Part of that would involve efforts to revive the status of an historic stretch of river by adding a direct connection between the Rest Garden's footpaths and the waterway.
The plan also proposes creating a cultural art-piece called The Path Of Reflection, including a circular walkway following the course of the Farset along its western edge, crossing the river and meandering back along its opposite bank before reconnecting with the rest garden.
The graveyard is one of the most historic places in the Shankill area and many believe St Patrick set up the first church on the west bank of the river around 455AD, with burial grounds added later.
Indeed, prior to that the graveyard was a clearing that was thought to be linked to the Druids and their worship.
Greater Shankill Partnership chief executive Jackie Redpath said the plans for the greenway are divided into 27 incremental stepping stones that are the responsibility of various agencies as the money becomes available – and it could take a generation before the entire route is completed.
"When it's complete you will be able to go from the city centre, from the bottom of the Shankill, to the top of Divis and Black Mountains, and it would also be connected to the Ulster Way," he said.
The project is in the very early stages although there is action on some sections, such as the part of the route that passes through Woodvale Park.
Other fascinating elements include long-term plans with Farset International Hostel to transform Springfield Dam into a boating lake.
The plan is also expected to help deliver much-needed regeneration and new job opportunities for the greater Shankill area.
Belfast was founded at a sandy ford across the River Farset, which provides the origin of the city's name – Beil Feirste, the mouth of the Farset.

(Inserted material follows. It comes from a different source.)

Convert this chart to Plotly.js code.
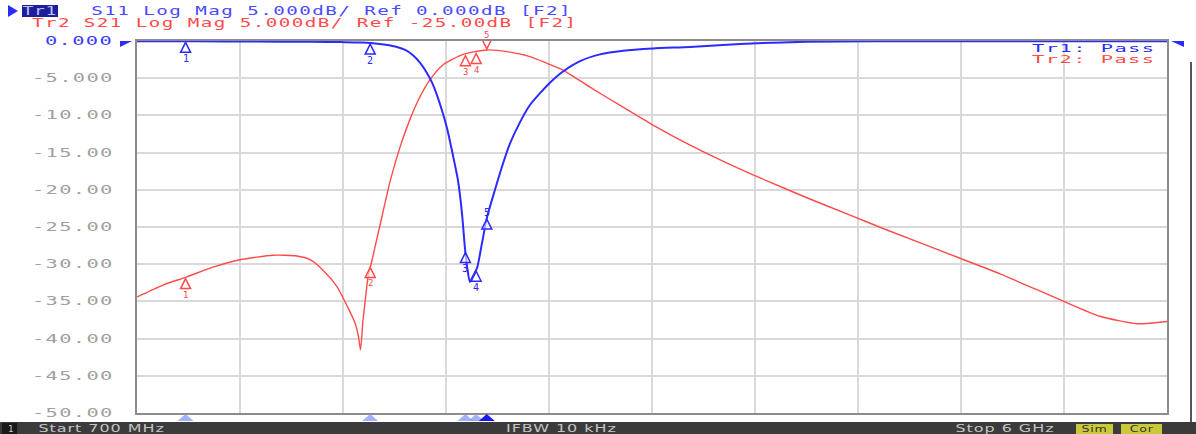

This comes from an Irish word meaning 'sandbar'.
Its banks became the first quaysides of the developing merchant city and the river flowed beside docks on High Street in the 19th century.
In the late 18th century it was one of many Belfast rivers which provided the power for industrialisation by powering factories and supplying water for bleach greens.
One of the last sections, close to Princess Street, was covered up in 1804.